▸ **WHAT THE TASK ASKS**
Copy out every line that contains the word "chart".

INFORMATION SHOWN start

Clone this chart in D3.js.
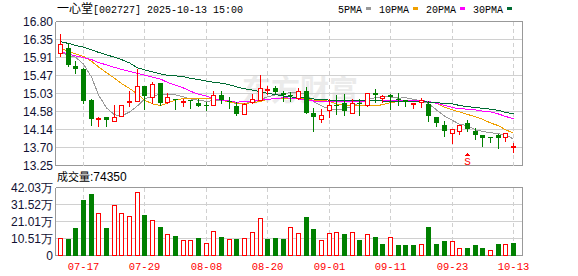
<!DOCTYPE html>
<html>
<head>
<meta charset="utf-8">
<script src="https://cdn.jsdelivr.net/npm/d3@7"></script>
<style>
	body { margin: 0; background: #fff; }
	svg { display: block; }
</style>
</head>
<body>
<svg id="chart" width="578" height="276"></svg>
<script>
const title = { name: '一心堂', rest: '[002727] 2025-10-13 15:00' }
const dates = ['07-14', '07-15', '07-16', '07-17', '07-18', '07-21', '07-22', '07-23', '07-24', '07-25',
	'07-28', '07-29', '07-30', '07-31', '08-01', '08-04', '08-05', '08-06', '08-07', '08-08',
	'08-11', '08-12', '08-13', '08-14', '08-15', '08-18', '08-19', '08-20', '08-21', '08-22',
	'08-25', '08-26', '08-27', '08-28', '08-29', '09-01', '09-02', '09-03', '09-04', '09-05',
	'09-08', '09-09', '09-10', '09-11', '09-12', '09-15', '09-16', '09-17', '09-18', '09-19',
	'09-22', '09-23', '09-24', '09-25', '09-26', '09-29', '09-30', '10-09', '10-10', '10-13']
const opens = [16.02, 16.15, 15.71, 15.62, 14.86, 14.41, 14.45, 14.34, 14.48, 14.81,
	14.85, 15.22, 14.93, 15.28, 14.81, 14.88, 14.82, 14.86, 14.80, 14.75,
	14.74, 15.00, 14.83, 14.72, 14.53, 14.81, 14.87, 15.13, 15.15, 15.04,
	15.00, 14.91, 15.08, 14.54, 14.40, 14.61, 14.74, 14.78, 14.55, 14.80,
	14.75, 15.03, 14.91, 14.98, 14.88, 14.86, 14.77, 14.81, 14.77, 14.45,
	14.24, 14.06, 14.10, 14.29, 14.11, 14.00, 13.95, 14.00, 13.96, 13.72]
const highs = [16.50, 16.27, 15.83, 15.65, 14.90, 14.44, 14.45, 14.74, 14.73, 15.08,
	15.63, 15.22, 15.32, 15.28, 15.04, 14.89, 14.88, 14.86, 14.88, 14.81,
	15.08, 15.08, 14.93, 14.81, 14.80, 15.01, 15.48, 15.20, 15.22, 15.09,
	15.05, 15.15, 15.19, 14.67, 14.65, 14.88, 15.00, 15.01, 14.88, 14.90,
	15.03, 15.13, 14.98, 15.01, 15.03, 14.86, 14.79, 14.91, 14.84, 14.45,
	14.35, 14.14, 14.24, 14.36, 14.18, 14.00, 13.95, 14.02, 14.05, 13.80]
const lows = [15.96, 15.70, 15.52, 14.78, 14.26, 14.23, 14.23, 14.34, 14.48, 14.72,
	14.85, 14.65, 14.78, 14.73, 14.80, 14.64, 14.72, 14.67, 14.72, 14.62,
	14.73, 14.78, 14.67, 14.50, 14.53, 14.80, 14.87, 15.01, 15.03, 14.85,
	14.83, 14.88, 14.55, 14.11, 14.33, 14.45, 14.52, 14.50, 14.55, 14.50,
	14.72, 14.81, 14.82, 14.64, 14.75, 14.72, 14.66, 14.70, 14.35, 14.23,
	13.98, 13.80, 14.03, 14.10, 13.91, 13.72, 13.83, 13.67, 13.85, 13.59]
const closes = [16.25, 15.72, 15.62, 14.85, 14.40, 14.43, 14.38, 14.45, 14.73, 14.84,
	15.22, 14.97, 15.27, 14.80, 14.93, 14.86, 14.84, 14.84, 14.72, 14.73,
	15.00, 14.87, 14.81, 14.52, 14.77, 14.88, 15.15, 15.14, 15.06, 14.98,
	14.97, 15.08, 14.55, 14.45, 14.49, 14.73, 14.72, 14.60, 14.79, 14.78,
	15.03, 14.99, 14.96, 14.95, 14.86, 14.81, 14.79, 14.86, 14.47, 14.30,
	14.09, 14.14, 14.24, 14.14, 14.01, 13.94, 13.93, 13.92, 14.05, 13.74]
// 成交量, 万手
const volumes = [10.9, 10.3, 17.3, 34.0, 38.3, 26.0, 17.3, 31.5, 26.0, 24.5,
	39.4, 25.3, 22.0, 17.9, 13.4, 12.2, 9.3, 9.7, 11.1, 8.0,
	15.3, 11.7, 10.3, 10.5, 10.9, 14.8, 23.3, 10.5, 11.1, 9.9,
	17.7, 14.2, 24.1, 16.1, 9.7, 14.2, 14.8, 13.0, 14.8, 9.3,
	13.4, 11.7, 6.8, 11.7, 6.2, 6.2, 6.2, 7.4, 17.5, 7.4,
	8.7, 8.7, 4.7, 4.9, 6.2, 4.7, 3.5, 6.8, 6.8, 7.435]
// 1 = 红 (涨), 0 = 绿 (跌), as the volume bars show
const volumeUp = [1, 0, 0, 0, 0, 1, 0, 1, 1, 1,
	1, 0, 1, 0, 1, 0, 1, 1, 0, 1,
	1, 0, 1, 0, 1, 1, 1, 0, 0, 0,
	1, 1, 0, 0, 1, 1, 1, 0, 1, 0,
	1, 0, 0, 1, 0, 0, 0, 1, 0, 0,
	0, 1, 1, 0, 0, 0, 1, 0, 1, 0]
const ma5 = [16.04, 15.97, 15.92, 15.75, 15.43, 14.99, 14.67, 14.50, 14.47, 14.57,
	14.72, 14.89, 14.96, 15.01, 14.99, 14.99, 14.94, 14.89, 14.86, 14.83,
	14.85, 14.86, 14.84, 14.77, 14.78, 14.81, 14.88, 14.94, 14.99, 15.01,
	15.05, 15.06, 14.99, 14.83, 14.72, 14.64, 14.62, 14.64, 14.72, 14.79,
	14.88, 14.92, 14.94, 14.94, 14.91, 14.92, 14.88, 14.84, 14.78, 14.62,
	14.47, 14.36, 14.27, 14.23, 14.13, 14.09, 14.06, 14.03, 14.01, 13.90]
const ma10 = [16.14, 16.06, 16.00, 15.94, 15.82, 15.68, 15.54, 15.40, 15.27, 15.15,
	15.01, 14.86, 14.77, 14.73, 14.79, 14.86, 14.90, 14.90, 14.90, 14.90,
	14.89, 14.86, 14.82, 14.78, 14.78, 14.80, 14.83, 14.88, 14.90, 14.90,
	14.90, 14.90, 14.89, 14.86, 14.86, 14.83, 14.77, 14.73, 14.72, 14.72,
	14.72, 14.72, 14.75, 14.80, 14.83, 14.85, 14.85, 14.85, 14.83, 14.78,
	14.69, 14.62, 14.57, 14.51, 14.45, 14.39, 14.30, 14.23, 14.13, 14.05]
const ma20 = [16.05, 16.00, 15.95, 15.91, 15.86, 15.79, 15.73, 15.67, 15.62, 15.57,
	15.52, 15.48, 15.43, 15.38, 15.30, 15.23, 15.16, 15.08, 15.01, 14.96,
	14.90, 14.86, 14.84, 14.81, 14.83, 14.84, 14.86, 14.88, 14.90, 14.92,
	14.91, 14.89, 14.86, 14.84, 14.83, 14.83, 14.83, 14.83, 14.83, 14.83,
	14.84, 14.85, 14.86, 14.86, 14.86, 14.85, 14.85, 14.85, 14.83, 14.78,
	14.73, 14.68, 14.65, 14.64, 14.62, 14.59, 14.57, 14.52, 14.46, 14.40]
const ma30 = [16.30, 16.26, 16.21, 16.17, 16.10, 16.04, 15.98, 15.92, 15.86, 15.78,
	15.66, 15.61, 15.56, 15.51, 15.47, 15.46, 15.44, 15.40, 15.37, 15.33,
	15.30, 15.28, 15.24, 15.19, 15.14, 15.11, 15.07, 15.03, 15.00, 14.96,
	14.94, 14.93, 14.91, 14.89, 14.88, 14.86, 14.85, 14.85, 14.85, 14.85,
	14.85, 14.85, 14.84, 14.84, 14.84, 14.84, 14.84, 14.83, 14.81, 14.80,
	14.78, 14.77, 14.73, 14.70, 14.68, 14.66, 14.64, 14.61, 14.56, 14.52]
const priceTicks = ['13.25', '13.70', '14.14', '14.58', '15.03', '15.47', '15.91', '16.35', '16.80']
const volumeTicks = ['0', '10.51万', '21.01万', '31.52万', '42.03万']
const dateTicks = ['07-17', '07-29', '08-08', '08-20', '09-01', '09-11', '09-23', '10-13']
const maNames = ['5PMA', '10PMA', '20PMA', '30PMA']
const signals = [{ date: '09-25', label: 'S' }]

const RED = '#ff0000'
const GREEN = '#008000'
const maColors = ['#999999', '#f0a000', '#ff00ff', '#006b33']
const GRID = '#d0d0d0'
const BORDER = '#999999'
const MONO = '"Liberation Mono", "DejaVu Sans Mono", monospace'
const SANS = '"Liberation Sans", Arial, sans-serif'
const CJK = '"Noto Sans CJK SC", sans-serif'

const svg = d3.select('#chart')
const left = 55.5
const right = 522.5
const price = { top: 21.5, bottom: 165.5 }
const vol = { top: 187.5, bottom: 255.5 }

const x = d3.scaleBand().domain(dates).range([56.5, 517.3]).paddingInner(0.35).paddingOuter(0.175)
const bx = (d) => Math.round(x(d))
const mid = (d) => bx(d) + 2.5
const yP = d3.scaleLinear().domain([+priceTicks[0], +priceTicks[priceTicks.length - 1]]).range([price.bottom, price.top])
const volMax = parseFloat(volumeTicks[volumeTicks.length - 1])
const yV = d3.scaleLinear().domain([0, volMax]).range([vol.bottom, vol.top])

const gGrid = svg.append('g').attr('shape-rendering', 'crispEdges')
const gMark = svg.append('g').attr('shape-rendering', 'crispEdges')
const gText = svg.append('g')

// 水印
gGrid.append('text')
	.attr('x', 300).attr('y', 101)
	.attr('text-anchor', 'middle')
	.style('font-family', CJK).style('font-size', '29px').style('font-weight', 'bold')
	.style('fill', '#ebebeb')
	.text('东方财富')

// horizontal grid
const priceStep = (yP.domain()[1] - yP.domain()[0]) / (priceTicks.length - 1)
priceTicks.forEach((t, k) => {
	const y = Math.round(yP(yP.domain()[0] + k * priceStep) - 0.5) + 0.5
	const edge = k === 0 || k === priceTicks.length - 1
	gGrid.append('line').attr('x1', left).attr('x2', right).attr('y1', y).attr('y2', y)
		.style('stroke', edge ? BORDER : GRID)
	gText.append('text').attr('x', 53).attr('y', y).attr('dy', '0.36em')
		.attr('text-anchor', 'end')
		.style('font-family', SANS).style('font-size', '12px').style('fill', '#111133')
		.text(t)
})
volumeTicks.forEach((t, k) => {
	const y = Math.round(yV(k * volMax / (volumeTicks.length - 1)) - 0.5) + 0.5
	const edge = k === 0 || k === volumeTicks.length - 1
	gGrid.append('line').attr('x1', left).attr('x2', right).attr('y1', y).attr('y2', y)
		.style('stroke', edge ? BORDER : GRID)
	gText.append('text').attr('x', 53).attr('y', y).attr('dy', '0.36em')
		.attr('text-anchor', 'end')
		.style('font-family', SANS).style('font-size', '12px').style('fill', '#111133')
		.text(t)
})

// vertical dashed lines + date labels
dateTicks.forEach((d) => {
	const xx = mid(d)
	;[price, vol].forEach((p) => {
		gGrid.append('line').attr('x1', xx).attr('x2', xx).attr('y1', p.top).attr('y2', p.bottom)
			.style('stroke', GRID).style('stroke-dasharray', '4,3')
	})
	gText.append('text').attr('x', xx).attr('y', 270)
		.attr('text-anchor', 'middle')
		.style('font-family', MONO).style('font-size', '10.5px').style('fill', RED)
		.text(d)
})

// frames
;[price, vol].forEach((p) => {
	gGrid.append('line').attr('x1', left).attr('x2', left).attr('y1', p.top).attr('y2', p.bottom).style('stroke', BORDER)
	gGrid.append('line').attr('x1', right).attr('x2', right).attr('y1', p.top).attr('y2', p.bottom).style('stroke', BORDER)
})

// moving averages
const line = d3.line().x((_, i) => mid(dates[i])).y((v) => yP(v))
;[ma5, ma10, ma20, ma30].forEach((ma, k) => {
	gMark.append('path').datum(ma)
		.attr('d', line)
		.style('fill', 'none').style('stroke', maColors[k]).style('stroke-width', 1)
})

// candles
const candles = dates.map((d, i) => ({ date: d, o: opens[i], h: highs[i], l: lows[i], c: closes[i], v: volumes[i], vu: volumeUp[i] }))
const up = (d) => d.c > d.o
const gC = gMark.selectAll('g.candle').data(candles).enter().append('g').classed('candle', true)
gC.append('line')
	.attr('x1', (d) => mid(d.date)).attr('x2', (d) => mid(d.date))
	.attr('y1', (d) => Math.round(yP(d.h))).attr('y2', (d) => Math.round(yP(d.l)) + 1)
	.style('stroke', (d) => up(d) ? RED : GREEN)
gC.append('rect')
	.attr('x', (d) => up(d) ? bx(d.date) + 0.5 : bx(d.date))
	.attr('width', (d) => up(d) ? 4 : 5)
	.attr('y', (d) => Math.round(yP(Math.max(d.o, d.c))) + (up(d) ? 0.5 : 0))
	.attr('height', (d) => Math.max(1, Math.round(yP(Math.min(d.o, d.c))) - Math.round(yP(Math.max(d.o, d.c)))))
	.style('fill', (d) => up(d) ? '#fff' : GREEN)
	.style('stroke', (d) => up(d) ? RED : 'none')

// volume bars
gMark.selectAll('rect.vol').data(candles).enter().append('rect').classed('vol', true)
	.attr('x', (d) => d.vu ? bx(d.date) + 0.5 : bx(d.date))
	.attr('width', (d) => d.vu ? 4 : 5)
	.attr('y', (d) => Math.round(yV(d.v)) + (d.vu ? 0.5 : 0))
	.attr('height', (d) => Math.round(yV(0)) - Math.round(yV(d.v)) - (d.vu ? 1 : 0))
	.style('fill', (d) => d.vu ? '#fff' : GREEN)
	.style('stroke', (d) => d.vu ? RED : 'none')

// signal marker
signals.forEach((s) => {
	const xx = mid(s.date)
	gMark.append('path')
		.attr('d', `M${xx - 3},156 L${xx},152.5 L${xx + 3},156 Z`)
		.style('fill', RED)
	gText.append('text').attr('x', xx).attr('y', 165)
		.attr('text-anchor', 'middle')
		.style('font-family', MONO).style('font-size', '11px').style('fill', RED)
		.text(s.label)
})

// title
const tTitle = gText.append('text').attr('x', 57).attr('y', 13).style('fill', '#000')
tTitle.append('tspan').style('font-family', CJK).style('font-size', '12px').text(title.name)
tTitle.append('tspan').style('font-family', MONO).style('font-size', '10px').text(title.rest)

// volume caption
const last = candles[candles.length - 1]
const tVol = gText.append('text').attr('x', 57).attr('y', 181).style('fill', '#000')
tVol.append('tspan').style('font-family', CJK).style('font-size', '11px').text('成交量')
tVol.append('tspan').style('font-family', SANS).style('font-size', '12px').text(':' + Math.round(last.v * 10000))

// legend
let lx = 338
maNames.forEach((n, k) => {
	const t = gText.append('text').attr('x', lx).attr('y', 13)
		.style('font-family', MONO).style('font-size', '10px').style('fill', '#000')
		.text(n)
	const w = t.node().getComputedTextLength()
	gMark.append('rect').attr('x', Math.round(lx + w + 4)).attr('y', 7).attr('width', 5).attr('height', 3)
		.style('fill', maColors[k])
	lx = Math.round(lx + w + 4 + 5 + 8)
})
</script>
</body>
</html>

INFORMATION SHOWN end

▸ **EXERCISE RESULT**
Clone this chart in D3.js.
<svg id="chart" width="578" height="276"></svg>
const svg = d3.select('#chart')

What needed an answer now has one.